Abstract

We have developed an instrument to study the homogeneous and heterogeneous freezing of droplets in free fall. The advantages of this technique are high repetition rates, telemicroscopic imaging of frozen and unfrozen droplets, and the elimination of possible contamination and nucleation effects induced by substrates. Droplets are ejected at a rate of about 5 per s from a generator at the top of a temperature controlled freezing tube. They fall in a stream down the center of the tube as their images are recorded using video-telemicroscopy. The fraction of drops frozen is measured as a function of height (and, hence, as a function of temperature) by illuminating slices of the stream with linearly polarized laser light and monitoring the depolarization of the backscattered light; ice particles depolarize the scattered light while the liquid droplets do not.

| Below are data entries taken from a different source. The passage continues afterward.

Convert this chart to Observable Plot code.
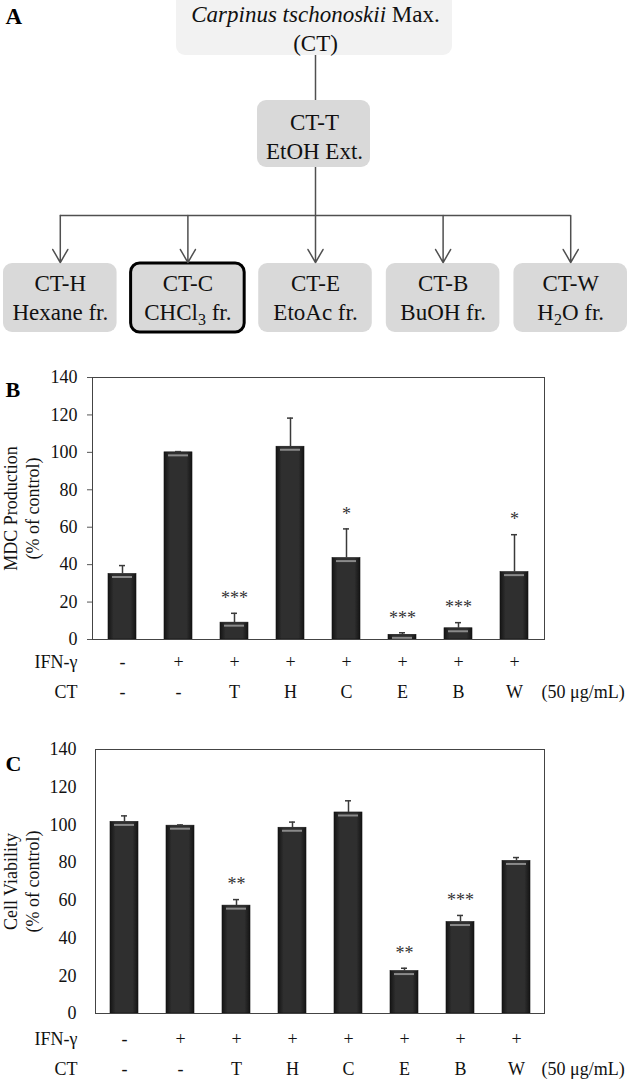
<!DOCTYPE html>
<html>
<head>
<meta charset="utf-8">
<script src="https://cdn.jsdelivr.net/npm/d3@7"></script>
<script src="https://cdn.jsdelivr.net/npm/@observablehq/plot@0.6"></script>
<style>
  body { margin: 0; background: #fff; }
  #fig { position: relative; width: 630px; height: 1086px; overflow: hidden; background: #fff; }
  #fig > div { position: absolute; left: 0; }
  #fig svg, #fig svg text { font-family: "Liberation Serif", "Times New Roman", serif !important; }
  #pb g[aria-label="y-axis tick label"], #pc g[aria-label="y-axis tick label"] { font-size: 18px !important; }
</style>
</head>
<body>
<svg width="0" height="0" style="position:absolute">
  <defs>
    <linearGradient id="barGrad" x1="0" x2="1" y1="0" y2="0">
      <stop offset="0" stop-color="#141414"/>
      <stop offset="0.2" stop-color="#2f2f2f"/>
      <stop offset="0.8" stop-color="#2f2f2f"/>
      <stop offset="1" stop-color="#141414"/>
    </linearGradient>
  </defs>
</svg>
<div id="fig">
  <div id="pa" style="top:0px"></div>
  <div id="pb" style="top:350px"></div>
  <div id="pc" style="top:720px"></div>
</div>
<script>
// ---------- data ----------
const groups   = ["ctrl", "IFN", "T", "H", "C", "E", "B", "W"];
const ifnRow   = ["-", "+", "+", "+", "+", "+", "+", "+"];
const ctRow    = ["-", "-", "T", "H", "C", "E", "B", "W"];
const doseNote = "(50 μg/mL)";
const yTicks   = [0, 20, 40, 60, 80, 100, 120, 140];

const mdcMean = [35, 100, 9, 103, 43.5, 2.5, 6, 36];
const mdcSD   = [4.5, 0.4, 5, 15.3, 15.6, 1.1, 3, 20];
const mdcSig  = ["", "", "***", "", "*", "***", "***", "*"];

const viaMean = [101.6, 99.6, 57.2, 98.5, 106.6, 22.5, 48.5, 80.9];
const viaSD   = [3.2, 0.4, 3.2, 3, 6.2, 1.5, 3.5, 1.8];
const viaSig  = ["", "", "**", "", "", "**", "***", ""];

const rootLines     = ["Carpinus tschonoskii Max.", "(CT)"];
const extractLines  = ["CT-T", "EtOH Ext."];
const fractionCodes = ["CT-H", "CT-C", "CT-E", "CT-B", "CT-W"];
const fractionNames = ["Hexane fr.", "CHCl3 fr.", "EtoAc fr.", "BuOH fr.", "H2O fr."];
const highlighted   = "CT-C";

const FONT = "Liberation Serif";

// ---------- panel A: fractionation scheme ----------
{
  const W = 630, H = 340, cx = 315;
  const band = d3.scaleBand().domain(fractionCodes).range([3, 627]).paddingInner(0.11);
  const bw = band.bandwidth();
  const fc = c => band(c) + bw / 2;
  const boxes = [
    {id: "root", x1: cx - 139, x2: cx + 137, y1: -12, y2: 55, fill: "#f2f2f2", a: rootLines[0], b: rootLines[1], ta: 14, tb: 43, cx: cx},
    {id: "ext", x1: cx - 58, x2: cx + 55, y1: 100, y2: 167, fill: "#d9d9d9", a: extractLines[0], b: extractLines[1], ta: 122, tb: 151, cx: cx - 1}
  ].concat(fractionCodes.map((c, i) => ({
    id: c, x1: band(c), x2: band(c) + bw, y1: 263, y2: 332, fill: "#d9d9d9",
    a: c, b: fractionNames[i], ta: 283, tb: 312, cx: fc(c)
  })));
  const lineY = 215;
  const conn = {stroke: "#505050", strokeWidth: 1.5};
  const pa = Plot.plot({
    width: W, height: H, margin: 0,
    style: {fontFamily: FONT, fontSize: "23px", background: "transparent", color: "#111"},
    x: {domain: [0, W], range: [0, W], axis: null},
    y: {domain: [0, H], range: [0, H], axis: null},
    marks: [
      Plot.rect(boxes, {x1: "x1", x2: "x2", y1: "y1", y2: "y2", fill: "fill",
        stroke: d => d.id === highlighted ? "#000" : "none", strokeWidth: 3}),
      Plot.ruleX([cx], {y1: 55, y2: 100, ...conn}),
      Plot.ruleX([cx], {y1: 167, y2: lineY, ...conn}),
      Plot.ruleY([lineY], {x1: fc(fractionCodes[0]), x2: fc(fractionCodes[4]), ...conn}),
      Plot.arrow(fractionCodes, {x1: fc, x2: fc, y1: lineY, y2: 262, headLength: 15, headAngle: 60, ...conn}),
      Plot.text(boxes, {x: "cx", y: "ta", text: "a", fontSize: 23, fontFamily: FONT, fill: "#111"}),
      Plot.text(boxes, {x: "cx", y: "tb", text: "b", fontSize: 23, fontFamily: FONT, fill: "#111"}),
      Plot.text(["A"], {x: 5, y: 16, textAnchor: "start", fontWeight: "bold", fontSize: 23, fontFamily: FONT, fill: "#000"})
    ]
  });
  d3.select(pa).selectAll("rect").attr("rx", 9).attr("ry", 9);
  d3.select(pa).selectAll("text").each(function () {
    const t = this.textContent;
    const s = d3.select(this);
    if (t === rootLines[0]) {
      this.textContent = "";
      s.append("tspan").attr("font-style", "italic").text("Carpinus tschonoskii");
      s.append("tspan").text(" Max.");
    } else if (t === "CHCl3 fr." || t === "H2O fr.") {
      const parts = t === "CHCl3 fr." ? ["CHCl", "3", " fr."] : ["H", "2", "O fr."];
      this.textContent = "";
      s.append("tspan").text(parts[0]);
      s.append("tspan").attr("dy", 5).attr("font-size", 16).text(parts[1]);
      s.append("tspan").attr("dy", -5).text(parts[2]);
    }
  });
  document.getElementById("pa").appendChild(pa);
}

// ---------- panels B and C: bar charts ----------
function barPanel(el, mean, sd, sig, ylab, cfg) {
  const data = groups.map((g, i) => ({g, mean: mean[i], top: mean[i] + sd[i], sig: sig[i], ifn: ifnRow[i], ct: ctRow[i]}));
  const dark = "#3a3a3a";
  const T = {fontSize: 18, fontFamily: FONT, fill: "#111"};
  const p = Plot.plot({
    width: 630, height: cfg.height,
    marginTop: cfg.mt, marginBottom: cfg.mb, marginLeft: cfg.ml, marginRight: 86,
    style: {fontFamily: FONT, fontSize: "18px", background: "transparent", color: "#111", overflow: "visible"},
    x: {domain: groups, paddingInner: 0.5, paddingOuter: 0.25, axis: null},
    y: {domain: [0, 140]},
    marks: [
      Plot.axisY({ticks: yTicks, tickSize: cfg.tickSize, tickPadding: cfg.tickPad, label: null, fontSize: 18, fontFamily: FONT, stroke: "#555", fill: "#111"}),
      Plot.barY(data, {x: "g", y: "mean", fill: "url(#barGrad)", stroke: "#111", strokeWidth: 0.6}),
      Plot.tickY(data, {x: "g", y: "mean", dy: 3, insetLeft: 4, insetRight: 4, stroke: "#8a8a8a", strokeWidth: 2}),
      Plot.ruleX(data, {x: "g", y1: "mean", y2: "top", stroke: dark, strokeWidth: 1.5}),
      Plot.tickY(data, {x: "g", y: "top", insetLeft: 11, insetRight: 11, stroke: dark, strokeWidth: 1.5}),
      Plot.frame({stroke: "#444", strokeWidth: 1}),
      Plot.text(data, {x: "g", y: "top", text: "sig", dy: -15, ...T, fill: "#333"}),
      Plot.text(data, {x: "g", text: "ifn", frameAnchor: "bottom", dy: cfg.r1, ...T}),
      Plot.text(data, {x: "g", text: "ct", frameAnchor: "bottom", dy: cfg.r2, ...T}),
      Plot.text(["IFN-γ"], {frameAnchor: "bottom-left", textAnchor: "end", dx: 77 - cfg.ml, dy: cfg.r1, ...T}),
      Plot.text(["CT"], {frameAnchor: "bottom-left", textAnchor: "end", dx: 77 - cfg.ml, dy: cfg.r2, ...T}),
      Plot.text([doseNote], {frameAnchor: "bottom-right", textAnchor: "start", dx: -3, dy: cfg.r2, ...T}),
      Plot.text([ylab[0]], {frameAnchor: "left", textAnchor: "middle", dx: 11 - cfg.ml, rotate: -90, ...T}),
      Plot.text([ylab[1]], {frameAnchor: "left", textAnchor: "middle", dx: 33 - cfg.ml, rotate: -90, ...T}),
      Plot.text([cfg.letter], {frameAnchor: "top-left", textAnchor: "start", dx: 5 - cfg.ml, dy: cfg.ld, ...T, fontWeight: "bold", fontSize: 22, fill: "#000"})
    ]
  });
  document.getElementById(el).appendChild(p);
}

barPanel("pb", mdcMean, mdcSD, mdcSig, ["MDC Production", "(% of control)"],
  {height: 360, mt: 27, mb: 71, ml: 92, tickSize: 5, tickPad: 10, r1: 28, r2: 58, letter: "B", ld: 4});
barPanel("pc", viaMean, viaSD, viaSig, ["Cell Viability", "(% of control)"],
  {height: 366, mt: 29, mb: 73, ml: 95, tickSize: 0, tickPad: 19, r1: 31, r2: 61, letter: "C", ld: 6});
</script>
</body>
</html>
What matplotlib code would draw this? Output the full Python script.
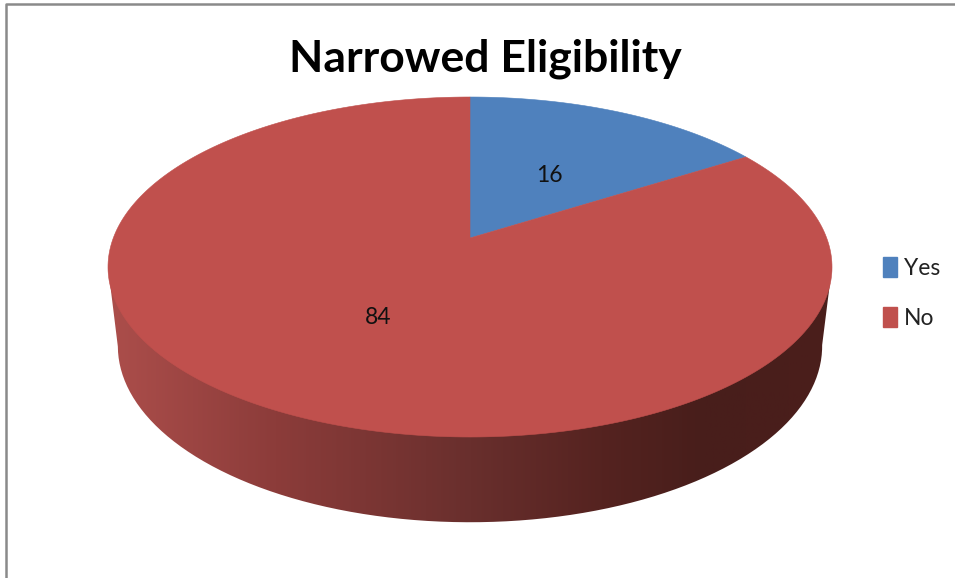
import numpy as np
import matplotlib
matplotlib.use('Agg')
import matplotlib.pyplot as plt
from matplotlib.colors import LinearSegmentedColormap
from matplotlib.patches import Patch, PathPatch
from matplotlib.path import Path

title = 'Narrowed Eligibility'
labels = ['Yes', 'No']
values = [16, 84]
colors = ['#4f81bd', '#c0504d']

plt.rcParams['font.family'] = ['Lato', 'DejaVu Sans']


# turn a pie angle (clockwise from 12 o'clock) into a point on a tilted disc
def project(theta, cx, cy, rx, b, c, k):
    w = 1 + k * np.cos(theta)
    return cx + rx * np.sin(theta) / w, cy - (b * np.cos(theta) + c) / w


top = dict(cx=470, cy=267, rx=356.7, b=170, c=29, k=0.1706)
bottom = dict(cx=470, cy=345, rx=347, b=176, c=29, k=0.1706)

fig = plt.figure(figsize=(9.55, 5.78), dpi=100)
ax = fig.add_axes([0, 0, 1, 1])

# chart border, only top and left are in the crop
ax.plot([5.5, 5.5, 955], [578, 3.5, 3.5], color='#8a8a8a', lw=1.8, zorder=1)

# side of the disc with the shading running left to right
bx, by = project(np.linspace(np.pi / 2, 3 * np.pi / 2, 200), **bottom)
tx, ty = project(np.linspace(-np.pi, np.pi, 400), **top)
left = np.argmin(tx)
right = np.argmax(tx)
side = np.column_stack([
    np.r_[tx[right], bx.max(), bx[by >= 345], tx[left]],
    np.r_[ty[right], 345, by[by >= 345], ty[left]],
])
side_cmap = LinearSegmentedColormap.from_list('side', [
    (0.0, '#ac4e4b'), (0.23, '#8c3c3a'), (0.50, '#692f2d'),
    (0.68, '#552320'), (0.82, '#481e1b'), (1.0, '#4b1e1c'),
])
img = ax.imshow(np.linspace(0, 1, 256).reshape(1, -1), cmap=side_cmap, extent=(108, 833, 530, 260),
                aspect='auto', zorder=2)
clip = PathPatch(Path(side), transform=ax.transData, fc='none', ec='none')
ax.add_patch(clip)
img.set_clip_path(clip)

# top face, slices start at 12 o'clock and go clockwise
edges = np.cumsum([0] + values) / sum(values) * 2 * np.pi
apex_x, apex_y = top['cx'], top['cy'] - top['c']
for i in range(len(values)):
    th = np.linspace(edges[i], edges[i + 1], 300)
    x, y = project(th, **top)
    ax.fill(np.r_[apex_x, x], np.r_[apex_y, y], color=colors[i], lw=0.4, zorder=3)

ax.set_xlim(0, 955)
ax.set_ylim(578, 0)
ax.axis('off')

# data labels
ax.text(549, 175.5, str(values[0]), ha='center', va='center', fontsize=16.5, color='#111111', zorder=4)
ax.text(378, 318, str(values[1]), ha='center', va='center', fontsize=16.5, color='#111111', zorder=4)

ax.text(485.5, 59, title, ha='center', va='center', fontsize=32, fontweight='bold', color='black')

handles = [Patch(color=c, label=l) for c, l in zip(colors, labels)]
ax.legend(handles=handles, loc='center left', bbox_to_anchor=(874 / 955, 1 - 293 / 578), frameon=False,
          fontsize=16.5, handlelength=0.606, handleheight=0.956, handletextpad=0.3, labelspacing=1.23,
          borderaxespad=0, labelcolor='#222222')

fig.savefig('out.png', dpi=100, facecolor='white')
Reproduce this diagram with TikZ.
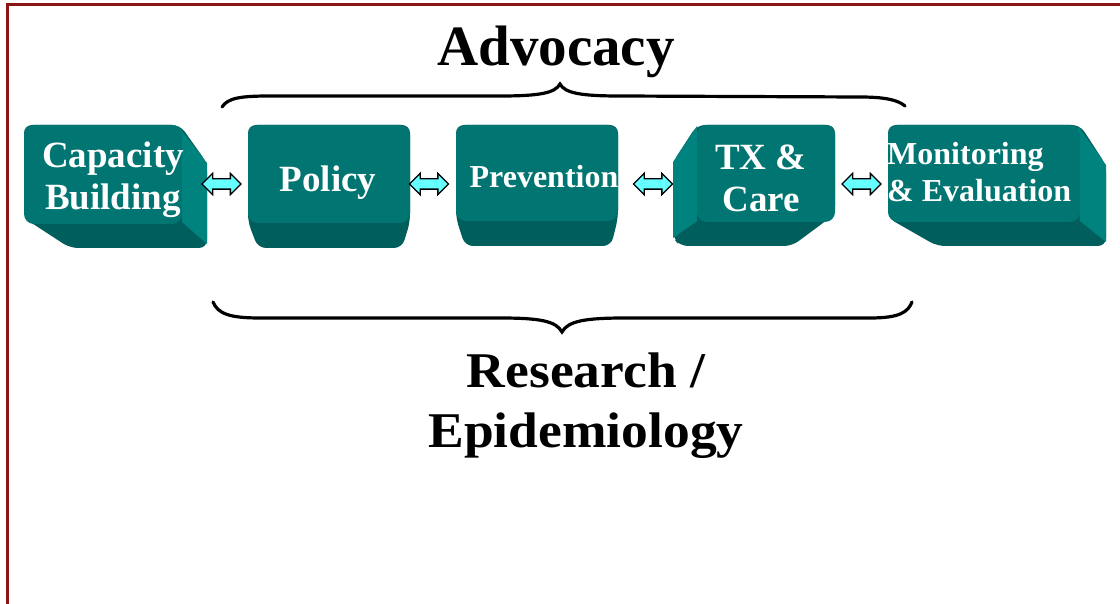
\documentclass[tikz,border=0pt]{standalone}
\usepackage{fontspec}
\setmainfont{Liberation Serif}
\usetikzlibrary{shapes.arrows}
\definecolor{frontc}{HTML}{007572}
\definecolor{sidec}{HTML}{00837F}
\definecolor{bottomc}{HTML}{005F5C}
\definecolor{framec}{HTML}{8B1414}
\definecolor{arrowc}{HTML}{66FFFF}
\tikzset{
  frontface/.style={rectangle, rounded corners=10pt, fill=frontc, inner sep=0pt},
  keybody/.style={fill=bottomc, rounded corners=8pt},
  keyside/.style={fill=sidec},
  keytext/.style={text=white, font=\fontsize{37}{42}\selectfont\bfseries, align=center, inner sep=0pt},
  keytextsmall/.style={text=white, font=\fontsize{32}{37}\selectfont\bfseries, inner sep=0pt},
  linkarrow/.style={double arrow, draw=black, line width=1.3pt, fill=arrowc, minimum height=39pt,
    inner xsep=0pt, inner ysep=4.5pt, double arrow head extend=5.5pt, double arrow tip angle=90},
  bracepath/.style={line width=3.2pt, line cap=round, black},
  bigtitle/.style={font=\fontsize{57}{60}\selectfont\bfseries, align=center, inner sep=0pt}
}
\begin{document}
\begin{tikzpicture}[x=1pt,y=-1pt]
\useasboundingbox (0,0) rectangle (1120,604);
% frame
\draw[framec, line width=3pt] (7.5,604) -- (7.5,4.5) -- (1120,4.5);

% Key 1: Capacity Building
\path[keybody] (24,125) -- (180,125) -- (207,163) -- (207,248) -- (70,248) -- (24,218) -- cycle;
\path[keyside] (178,126) -- (207,163) -- (207,244) -- (182,222) -- cycle;
\node[frontface, minimum width=158pt, minimum height=99pt] (cb) at (103,174.5) {};
\node[keytext] (cbt) at (113,180) {Capacity\\Building};

% Key 2: Policy
\path[keybody] (248,125) -- (410,125) -- (410,222) -- (402,248) -- (258,248) -- (248,222) -- cycle;
\node[frontface, minimum width=162pt, minimum height=98pt] (po) at (329,174) {};
\node[keytext] (pot) at (328,183) {Policy};

% Key 3: Prevention
\path[keybody] (456,125) -- (618,125) -- (618,218) -- (611,246) -- (465,246) -- (456,218) -- cycle;
\node[frontface, minimum width=162pt, minimum height=96pt] (pr) at (537,173) {};
\node[keytextsmall] (prt) at (544,177) {Prevention};

% Key 4: TX & Care
\path[keybody] (697,125) -- (835,125) -- (835,214) -- (792,246) -- (680,246) -- (673,238) -- (673,162) -- cycle;
\path[keyside] (697,126) -- (673,162) -- (673,238) -- (697,221) -- cycle;
\node[frontface, minimum width=138pt, minimum height=97pt] (tx) at (766,173.5) {};
\node[keytext] (txt) at (761,178) {TX \&\\Care};

% Key 5: Monitoring & Evaluation
\path[keybody] (888,125) -- (1080,125) -- (1106,165) -- (1106,246) -- (937,246) -- (888,218) -- cycle;
\path[keyside] (1078,126) -- (1106,165) -- (1106,242) -- (1080,221) -- cycle;
\node[frontface, minimum width=192pt, minimum height=97pt] (me) at (984,173.5) {};
\node[keytextsmall, align=left, anchor=west] (met) at (887,172) {Monitoring\\\& Evaluation};

% arrows
\node[linkarrow] (a1) at (221.5,184) {};
\node[linkarrow] (a2) at (429,184) {};
\node[linkarrow] (a3) at (653,184) {};
\node[linkarrow] (a4) at (861.5,184) {};

% titles
\node[bigtitle] (adv) at (556,52) {Advocacy};
\node[bigtitle, font=\fontsize{50}{60}\selectfont\bfseries, xscale=1.07] (res) at (586,406) {Research /\\Epidemiology};

% top brace
\coordinate (tbl) at (222,107);
\coordinate (tbr) at (905,106);
\coordinate (tbt) at (560,84);
\draw[bracepath] (tbl) .. controls (228,98) and (240,96) .. (270,96) -- (500,96)
  .. controls (540,96) and (555,93) .. (tbt)
  .. controls (565,93) and (580,96) .. (620,96) -- (860,97)
  .. controls (885,97) and (898,100) .. (tbr);
% bottom brace
\coordinate (bbl) at (213,302);
\coordinate (bbr) at (912,302);
\coordinate (bbt) at (562,332);
\draw[bracepath] (bbl) .. controls (218,314) and (230,318) .. (260,318) -- (500,318)
  .. controls (540,318) and (556,321) .. (bbt)
  .. controls (568,321) and (585,318) .. (625,318) -- (870,318)
  .. controls (900,318) and (908,312) .. (bbr);
\end{tikzpicture}
\end{document}
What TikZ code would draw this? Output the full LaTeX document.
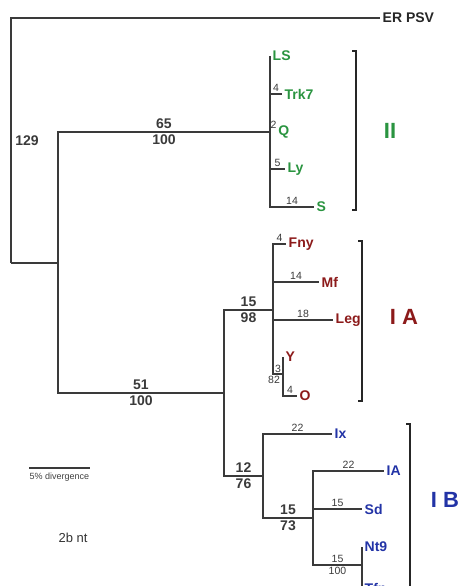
\documentclass[tikz,border=0pt]{standalone}
\usepackage{fontspec}
\setmainfont{Liberation Sans}
\usetikzlibrary{positioning}
\definecolor{cladeGreen}{HTML}{2A9440}
\definecolor{cladeRed}{HTML}{8C1A1A}
\definecolor{cladeBlue}{HTML}{2233A6}
\definecolor{treeGray}{HTML}{3A3A3A}

\begin{document}
\begin{tikzpicture}[x=1pt, y=-1pt,
  font=\bfseries\fontsize{14}{16}\selectfont,
  branch/.style={draw=treeGray, line width=1.3pt},
  bracket/.style={draw=black!85, line width=2pt},
  leaf/.style={anchor=west, inner sep=2.5pt, text=black!85},
  leafII/.style={leaf, text=cladeGreen},
  leafIA/.style={leaf, text=cladeRed},
  leafIB/.style={leaf, text=cladeBlue},
  blen/.style={font=\fontsize{10.5}{12}\selectfont, text=treeGray, inner sep=2pt},
  boot/.style={text=treeGray, inner sep=2.5pt},
  clade/.style={font=\bfseries\fontsize{22}{24}\selectfont},
]
\clip (0,0) rectangle (461,586);

% internal nodes
\coordinate (nRoot) at (11,263);
\coordinate (nA) at (58,263);
\coordinate (nII) at (270,132);
\coordinate (nI) at (224,393);
\coordinate (nIA) at (273,310);
\coordinate (nYO) at (283,374);
\coordinate (nIB) at (263,476);
\coordinate (nB2) at (313,518);
\coordinate (nNT) at (362,565);

% leaves
\node[leaf] (tER) at (380,18) {ER PSV};
\node[leafII] (tLS) at (270,56) {LS};
\node[leafII] (tTrk7) at (282,94) {Trk7};
\node[blen, anchor=south west, inner sep=0.5pt, yshift=3pt] (bQ) at (nII) {2};
\node[leafII, inner sep=1pt] (tQ) at (bQ.south east |- nII) {Q};
\node[leafII] (tLy) at (285,169) {Ly};
\node[leafII] (tS) at (314,207) {S};
\node[leafIA] (tFny) at (286,244) {Fny};
\node[leafIA] (tMf) at (319,282) {Mf};
\node[leafIA] (tLeg) at (333,320) {Leg};
\node[leafIA] (tY) at (283,357) {Y};
\node[leafIA] (tO) at (297,396) {O};
\node[leafIB] (tIx) at (332,434) {Ix};
\node[leafIB] (tIA) at (384,471) {IA};
\node[leafIB] (tSd) at (362,509) {Sd};
\node[leafIB] (tNt9) at (362,547) {Nt9};
\node[leafIB] (tTfn) at (362,588) {Tfn};

% branches
\draw[branch] (nRoot) |- (tER.west);
\draw[branch] (nRoot) -- (nA);
\node[boot] (s129) at (27,141) {129};
\draw[branch] (nA) |- (nII) node[boot, above, pos=0.75] {65} node[boot, below, pos=0.75] {100};
\draw[branch] (nA) |- (nI) node[boot, above, pos=0.75] {51} node[boot, below, pos=0.75] {100};

\draw[branch] (nII) |- (tLS.west);
\draw[branch] (nII) |- (tTrk7.west) node[blen, above, pos=0.75] {4};
\draw[branch] (nII) |- (tLy.west) node[blen, above, pos=0.75] {5};
\draw[branch] (nII) |- (tS.west) node[blen, above, pos=0.75] {14};

\draw[branch] (nI) |- (nIA) node[boot, above, pos=0.75] {15} node[boot, below, pos=0.75] {98};
\draw[branch] (nI) |- (nIB) node[boot, above, pos=0.75] {12} node[boot, below, pos=0.75] {76};

\draw[branch] (nIA) |- (tFny.west) node[blen, above, pos=0.75] {4};
\draw[branch] (nIA) |- (tMf.west) node[blen, above, pos=0.75] {14};
\draw[branch] (nIA) |- (tLeg.west) node[blen, above, pos=0.75] {18};
\draw[branch] (nIA) |- (nYO) node[blen, above, pos=0.75, inner sep=0.5pt] {3}
  node[blen, below, pos=0.75, xshift=-4pt] {82};
\draw[branch] (nYO) |- (tY.west);
\draw[branch] (nYO) |- (tO.west) node[blen, above, pos=0.75] {4};

\draw[branch] (nIB) |- (tIx.west) node[blen, above, pos=0.75] {22};
\draw[branch] (nIB) |- (nB2) node[boot, above, pos=0.75] {15} node[boot, below, pos=0.75] {73};
\draw[branch] (nB2) |- (tIA.west) node[blen, above, pos=0.75] {22};
\draw[branch] (nB2) |- (tSd.west) node[blen, above, pos=0.75] {15};
\draw[branch] (nB2) |- (nNT) node[blen, above, pos=0.75] {15} node[blen, below, pos=0.75] {100};
\draw[branch] (nNT) |- (tNt9.west);
\draw[branch] (nNT) |- (tTfn.west);

% clade brackets
\draw[bracket] (352,51) -- (356,51) -- (356,210) -- (352,210);
\node[clade, text=cladeGreen] (cII) at (390,131) {II};
\draw[bracket] (358,241) -- (362,241) -- (362,401) -- (358,401);
\node[clade, text=cladeRed] (cIA) at (404,317) {I A};
\draw[bracket] (406,424) -- (410,424) -- (410,600);
\node[clade, text=cladeBlue] (cIB) at (445,500) {I B};

% scale
\coordinate (sbL) at (29,468);
\coordinate (sbR) at (90,468);
\coordinate (sbM) at (59.5,468);
\draw[branch] (sbL) -- (sbR);
\node[font=\fontsize{9}{10}\selectfont, text=black!75, below=4pt of sbM, inner sep=1pt] (sbText) {5\% divergence};
\node[font=\fontsize{13}{15}\selectfont, text=black!80] (ntLabel) at (73,538) {2b nt};
\end{tikzpicture}
\end{document}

The use of depolarization for phase discrimination is unique in this context. We have demonstrated the usefulness of our instrument with pure water droplets and droplets containing water and a bionucleant (Pseudomonas Syringae, or “SNOMAX”). The observed homogeneous freezing temperature of pure water droplets is about −37.0 °C while heterogeneously frozen water droplets containing SNOMAX freeze at around −8.0 °C. We find that the homogeneously frozen pure water droplets tend to be more irregular and bumpy than those heterogeneously frozen.